BJ: Welches Angebot planen Sie für ein erfolgreiches zweites Halbjahr?
KAULFUß: Bei uns ist das Thema Sortiment kein statisches Thema. Es unterliegt permanenten Prüfungen und Anpassungen. Meine Grunddevise bei der Sortimentsauswahl lautet: Stärken stärken. Wir versuchen nicht, das Glück neu in der Nische zu finden.
Wir haben in den letzten Jahren unseren Sortimentsanteil in Gelbgold deutlich ausgebaut. Wir wissen, dass Weißgold rückläufig ist – nicht zuletzt aufgrund der gestiegenen Rhodiumpreise – und Diamanten spielen weiterhin eine große Rolle.
Die Kraemer-Gruppe verfolgt zwei Geschäftsmodelle: Mit Juwelier Kraemer bedienen wir ein Angebot im anfangs- bis mittleren Preissegment. Mit Juwelier Pletzsch vertreten wir das mittlere bis gehobene Preissegment. Somit haben wir zwei Standbeine, auf denen wir uns gut bewegen und damit besser stehen, als wenn wir nur eines hätten. Unsere Erfahrung stärkt uns in dieser Überzeugung.
Auch wenn wir emotional alle das Gefühl haben, etwas sparen zu müssen, dürfen wir nicht vergessen: Es ist grundsätzlich ja Geld da. Unsere Kunden müssen nur einen Anlass haben und in der richtigen Stimmung sein, etwas kaufen zu wollen.
Dazu braucht es auch unsere Mitarbeiter, die diese Bedürfnisse bei den Kunden wecken und eine Stimmung schaffen, in der der Kunde sich wohl fühlt und Spaß daran hat, zu konsumieren. Dann ist er auch bereit, Geld auszugeben.

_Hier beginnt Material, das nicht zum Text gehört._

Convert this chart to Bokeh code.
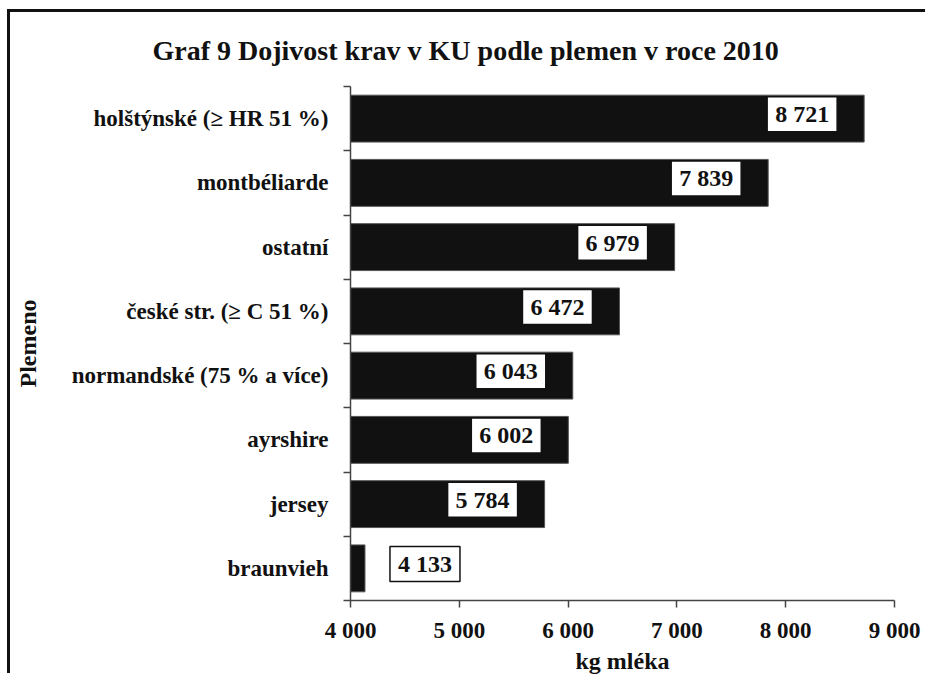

Aber: Das Umfeld muss stimmen! Wegen uns allein kommt keiner in die Stadt oder in ein Einkaufscenter, wir brauchen funktionierende Textilanbieter, wir brauchen die Geschäfte für Schuhe und Accessoires, wie brauchen die Gastronomie – die gesamte Vielfalt. Deshalb ist mir wichtiger, dass wir alle draußen wieder Geschäfte machen, attraktive Angebote haben und dass wir als Händler Freude daran haben, diese Angebote bereit zu stellen.